Welcome to the library guide for Native American Studies 280!

Try These Databases First

Use your NetID and password to access library databases off campus.

Using Keywords in Research

Knowing the right keywords to search will help you start your search off right. Often, when students aren't finding good information - or any information at all about a topic - it is because they aren't using the correct keywords.

The best thing you can do before ever getting into a database is to think about the keywords that will best represent your topic. Write down your thesis statement and pull out the major terms in it. Then, think of as many different ways as you can to say those key terms. For example:

American Indians have diverse spiritual and religious traditions

Some keywords in this sentence are: "American Indians," spiritual, religious, and traditions. However, searching for these terms will get you only a fraction of the material that is out there, because if a different keyword is used to express the same concept you need to search for that keyword as well. So, other keywords that would be useful to use when researching this thesis topic would be: "Native American," tribal, spirituality, ritual, cosmology, practices, ceremonies, etc. You may also broaden or narrow the search by searching for a specific tribe, a specific belief, or a specific tradition - so your keywords might include Blackfeet or peyote or "Ghost Dance."

Tips for Using Keywords

*     Remember that you can combine keywords using the search limiters AND, OR, and NOT. These will narrow or expand your search.

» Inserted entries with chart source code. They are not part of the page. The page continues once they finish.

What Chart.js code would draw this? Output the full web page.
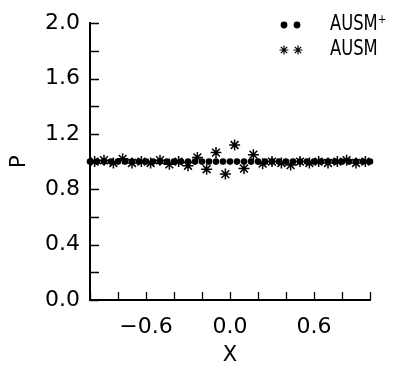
<!DOCTYPE html>
<html><head><meta charset="utf-8">
<script src="https://cdn.jsdelivr.net/npm/chart.js@4/dist/chart.umd.min.js"></script>
<style>html,body{margin:0;padding:0;background:#fff}#wrap{width:397px;height:369px;position:relative}</style>
</head><body><div id="wrap"><canvas id="c"></canvas></div>
<script>
// ---- data ----
const seriesNames = ['AUSM\u207A', 'AUSM'];
const ausmPlusX = [-1.00,-0.95,-0.90,-0.85,-0.80,-0.75,-0.70,-0.65,-0.60,-0.55,-0.50,-0.45,-0.40,-0.35,-0.30,-0.25,-0.20,-0.15,-0.10,-0.05,0.00,0.05,0.10,0.15,0.20,0.25,0.30,0.35,0.40,0.45,0.50,0.55,0.60,0.65,0.70,0.75,0.80,0.85,0.90,0.95,1.00];
const ausmPlusP = [1.00,1.00,1.00,1.00,1.00,1.00,1.00,1.00,1.00,1.00,1.00,1.00,1.00,1.00,1.00,1.00,1.00,1.00,1.00,1.00,1.00,1.00,1.00,1.00,1.00,1.00,1.00,1.00,1.00,1.00,1.00,1.00,1.00,1.00,1.00,1.00,1.00,1.00,1.00,1.00,1.00];
const ausmX = [-0.967,-0.900,-0.833,-0.767,-0.700,-0.633,-0.567,-0.500,-0.433,-0.367,-0.300,-0.233,-0.167,-0.100,-0.033,0.033,0.100,0.167,0.233,0.300,0.367,0.433,0.500,0.567,0.633,0.700,0.767,0.833,0.900,0.967];
const ausmP = [1.00,1.01,0.99,1.02,0.99,1.00,0.99,1.01,0.98,1.00,0.97,1.03,0.945,1.065,0.91,1.12,0.95,1.05,0.985,1.00,0.99,0.975,1.00,0.99,1.00,0.99,1.00,1.01,0.99,1.00];
const xTickLabels = ['\u22120.6', '0.0', '0.6'];
const yTickLabels = ['0.0', '0.4', '0.8', '1.2', '1.6', '2.0'];
const xTitle = 'X';
const yTitle = 'P';

const toNum = s => parseFloat(s.replace('\u2212', '-'));
const labelFor = (list, v) => { const f = list.find(s => Math.abs(toNum(s) - v) < 1e-6); return f === undefined ? '' : f; };

const FONT = 'DejaVu Sans';

const inwardTicks = {
  id: 'inwardTicks',
  afterDatasetsDraw(chart) {
    const ctx = chart.ctx, xs = chart.scales.x, ys = chart.scales.y, a = chart.chartArea;
    ctx.save();
    ctx.strokeStyle = '#000';
    ctx.lineWidth = 1.3;
    ctx.beginPath();
    xs.ticks.forEach(t => { const px = Math.round(xs.getPixelForValue(t.value)) + 0.5; ctx.moveTo(px, a.bottom); ctx.lineTo(px, a.bottom - 8); });
    ys.ticks.forEach(t => { const py = Math.round(ys.getPixelForValue(t.value)) + 0.5; ctx.moveTo(a.left, py); ctx.lineTo(a.left + 9, py); });
    ctx.stroke();
    ctx.restore();
  }
};

const customLegend = {
  id: 'customLegend',
  afterDraw(chart) {
    const ctx = chart.ctx;
    const rows = [
      {y: 25, style: 'circle', r: 2.8, xs: [284, 297]},
      {y: 50, style: 'star', r: 4.5, xs: [284, 298]}
    ];
    rows.forEach((row, i) => {
      row.xs.forEach(px => {
        ctx.save();
        ctx.fillStyle = '#000'; ctx.strokeStyle = '#000'; ctx.lineWidth = 1.2;
        Chart.helpers.drawPoint(ctx, {pointStyle: row.style, radius: row.r, borderWidth: 1.2, rotation: 0}, px, row.y);
        ctx.restore();
      });
      ctx.save();
      ctx.fillStyle = '#000';
      ctx.font = '21px "' + FONT + '"';
      ctx.textBaseline = 'middle';
      ctx.translate(330, row.y);
      ctx.scale(0.78, 1);
      ctx.fillText(seriesNames[i], 0, 0);
      ctx.restore();
    });
  }
};

new Chart(document.getElementById('c'), {
  type: 'scatter',
  data: {
    datasets: [
      {
        label: seriesNames[0],
        data: ausmPlusX.map((x, i) => ({x, y: ausmPlusP[i]})),
        pointStyle: 'circle', pointRadius: 3.3, pointBorderWidth: 0,
        backgroundColor: '#000', borderColor: '#000', clip: false
      },
      {
        label: seriesNames[1],
        data: ausmX.map((x, i) => ({x, y: ausmP[i]})),
        pointStyle: 'star', pointRadius: 5.5, pointBorderWidth: 1.5,
        backgroundColor: '#000', borderColor: '#000', clip: false
      }
    ]
  },
  options: {
    responsive: true,
    maintainAspectRatio: false,
    animation: false,
    events: [],
    layout: {padding: {top: 18, right: 27, left: 0, bottom: 0}},
    plugins: {legend: {display: false}, tooltip: {enabled: false}},
    scales: {
      x: {
        type: 'linear', min: -1, max: 1,
        afterFit: s => { s.height = 69; },
        grid: {display: true, drawOnChartArea: false, drawTicks: false},
        border: {display: true, color: '#000', width: 2},
        ticks: {
          stepSize: 0.2, padding: 14, color: '#000', maxRotation: 0, autoSkip: false,
          font: {family: FONT, size: 22},
          callback: v => labelFor(xTickLabels, v)
        },
        title: {display: true, text: xTitle, color: '#000', font: {family: FONT, size: 21}, padding: {top: 0, bottom: 1}}
      },
      y: {
        type: 'linear', min: 0, max: 2,
        afterFit: s => { s.width = 90; },
        grid: {display: true, drawOnChartArea: false, drawTicks: false},
        border: {display: true, color: '#000', width: 2},
        ticks: {
          stepSize: 0.2, padding: 10, color: '#000', autoSkip: false,
          font: {family: FONT, size: 22},
          callback: v => labelFor(yTickLabels, v)
        },
        title: {display: true, text: yTitle, color: '#000', font: {family: FONT, size: 21}, padding: {top: 7, bottom: 0}}
      }
    }
  },
  plugins: [inwardTicks, customLegend]
});
</script>
</body></html>
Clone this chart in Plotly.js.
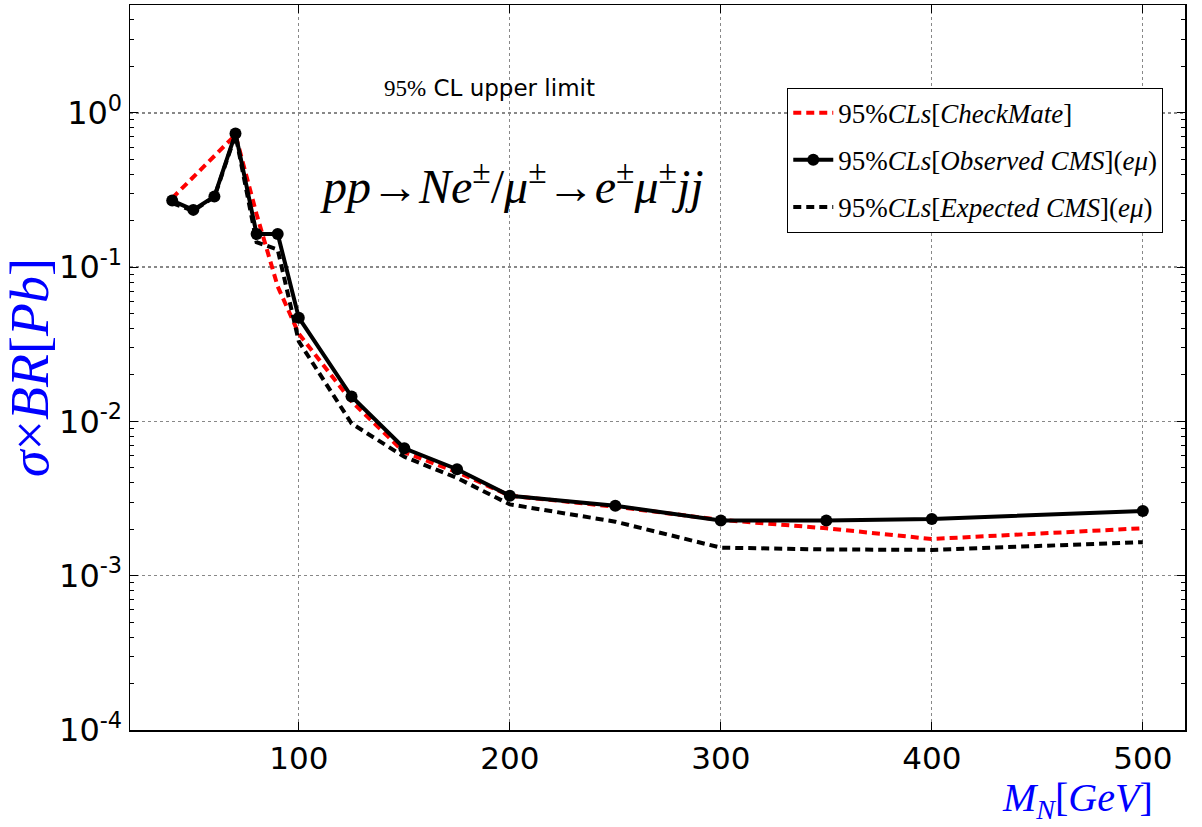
<!DOCTYPE html>
<html>
<head>
<meta charset="utf-8">
<script src="https://cdn.plot.ly/plotly-3.0.1.min.js"></script>
<style>html,body{margin:0;padding:0;background:#fff;}#chart{width:1202px;height:827px;}</style>
</head>
<body>
<div id="chart"></div>
<script>
// Mass points (GeV)
const massObs = [40, 50, 60, 70, 80, 90, 100, 125, 150, 175, 200, 250, 300, 350, 400, 500];
const observedCMS = [0.27, 0.235, 0.287, 0.735, 0.164, 0.164, 0.047, 0.0145, 0.0067, 0.0049, 0.0033, 0.00284, 0.00228, 0.00228, 0.00233, 0.00263];
const expectedCMS = [0.26, 0.232, 0.285, 0.72, 0.145, 0.13, 0.033, 0.0097, 0.0059, 0.0043, 0.0029, 0.00224, 0.00152, 0.00148, 0.00147, 0.00165];
const massCM = [40, 70, 80, 90, 100, 125, 150, 175, 200, 250, 300, 350, 400, 500];
const checkMate = [0.28, 0.72, 0.22, 0.075, 0.037, 0.0135, 0.0063, 0.0047, 0.0033, 0.0028, 0.0023, 0.00203, 0.00173, 0.00203];
const xTicks = [100, 200, 300, 400, 500];
const yTickVals = [1, 0.1, 0.01, 0.001, 0.0001];
const yTickText = ['10<sup>0</sup>', '10<sup>-1</sup>', '10<sup>-2</sup>', '10<sup>-3</sup>', '10<sup>-4</sup>'];

const serif = 'Liberation Serif, DejaVu Serif, serif';
const sans = 'DejaVu Sans, sans-serif';

const traces = [
  {x: massCM, y: checkMate, mode: 'lines', name: '95%<i>CLs</i>[<i>CheckMate</i>]', legendgroup: 'a',
   line: {color: '#ff0000', width: 4, dash: '8px,5px'}, legendrank: 1},
  {x: massObs, y: expectedCMS, mode: 'lines', name: '95%<i>CLs</i>[<i>Expected CMS</i>](<i>eμ</i>)', legendgroup: 'c',
   line: {color: '#000000', width: 4, dash: '8px,5px'}, legendrank: 3},
  {x: massObs, y: observedCMS, mode: 'lines+markers', name: '95%<i>CLs</i>[<i>Observed CMS</i>](<i>eμ</i>)', legendgroup: 'b',
   line: {color: '#000000', width: 4}, marker: {color: '#000000', size: 12}, legendrank: 2}
];

const yRange = [-4, 0.699];

const layout = {
  width: 1202, height: 827,
  margin: {l: 130, r: 17, t: 5, b: 97},
  paper_bgcolor: '#ffffff', plot_bgcolor: '#ffffff',
  showlegend: true,
  legend: {x: 0.623, y: 0.886, xanchor: 'left', yanchor: 'top',
    bordercolor: '#000000', borderwidth: 1, bgcolor: '#ffffff',
    font: {family: serif, size: 27, color: '#000'}, tracegroupgap: 9,
    itemwidth: 40},
  xaxis: {
    range: [20, 520], tickvals: xTicks, ticks: 'inside', ticklen: 8, tickwidth: 1,
    tickcolor: '#000', showline: true, linecolor: '#000', linewidth: 1.5, mirror: 'ticks',
    showgrid: true, gridcolor: '#888', griddash: 'dot', gridwidth: 1.3, zeroline: false,
    tickfont: {family: sans, size: 31, color: '#000'}
  },
  yaxis: {
    type: 'log', range: yRange, tickvals: yTickVals, ticktext: yTickText,
    ticks: 'inside', ticklen: 8, tickwidth: 1, tickcolor: '#000',
    showline: true, linecolor: '#000', linewidth: 1.5, mirror: 'ticks',
    showgrid: true, gridcolor: '#888', griddash: 'dot', gridwidth: 1.3, zeroline: false,
    tickfont: {family: sans, size: 32, color: '#000'},
    minor: {tickmode: 'linear', dtick: 'D1', ticks: 'inside', ticklen: 4, tickcolor: '#000', showgrid: false},
    title: {text: '<i>σ</i>×<i>BR</i>[<i>Pb</i>]', font: {family: serif, size: 54, color: '#0000ff'}, standoff: 8}
  },
  annotations: [
    {xref: 'paper', yref: 'paper', x: 0.341, y: 0.886, xanchor: 'center', yanchor: 'middle', showarrow: false,
     text: '<span style="font-family:Liberation Serif">95%</span> CL upper limit', font: {family: sans, size: 23, color: '#000'}},
    {xref: 'paper', yref: 'paper', x: 0.362, y: 0.754, xanchor: 'center', yanchor: 'middle', showarrow: false,
     text: '<i>pp</i>→<i>Ne</i><sup>±</sup>/<i>μ</i><sup>±</sup>→<i>e</i><sup>±</sup><i>μ</i><sup>±</sup><i>jj</i>',
     font: {family: serif, size: 48, color: '#000'}},
    {xref: 'paper', yref: 'paper', x: 0.898, y: -0.096, xanchor: 'center', yanchor: 'middle', showarrow: false,
     text: '<i>M</i><sub><i>N</i></sub>[<i>GeV</i>]', font: {family: serif, size: 40, color: '#0000ff'}}
  ]
};

Plotly.newPlot('chart', traces, layout, {displayModeBar: false, staticPlot: true});
</script>
</body>
</html>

*     Use quotation marks around words that make a phrase. So, search for "Native American" rather than Native American or Native AND American in a database. This will ensure that the database knows that you want the phrase "Native American" and not every article with the word Native and the word American in it!

*     Tailor your keywords to the database. Not all databases will pick up all keywords. Get your list of keywords and plug them into various databases to see whether or not they are useful for you in that database. If you go into a database with keywords and don't find anything, don't get discouraged. Take your words to a different database and see what you find there.

*     Remember in historical research that some databases, particularly those that search historical primary documents like newspapers and magazines, may use keywords that are outdated or distasteful to contemporary researchers. For example, searching for "African American" in some newspaper databases will not turn up much material, but searching for "Negro" will, simply because of the language that was used in the article.

*     Remember also that spelling and word usage changes over time. A search for "Navajo" may miss articles that use the spelling "Navaho." Likewise, when searching for a term like "religion" consider using other words such as "cosmology", "ritual", or "myth" -- these words may uncover some great material that you might miss by searching only for one term.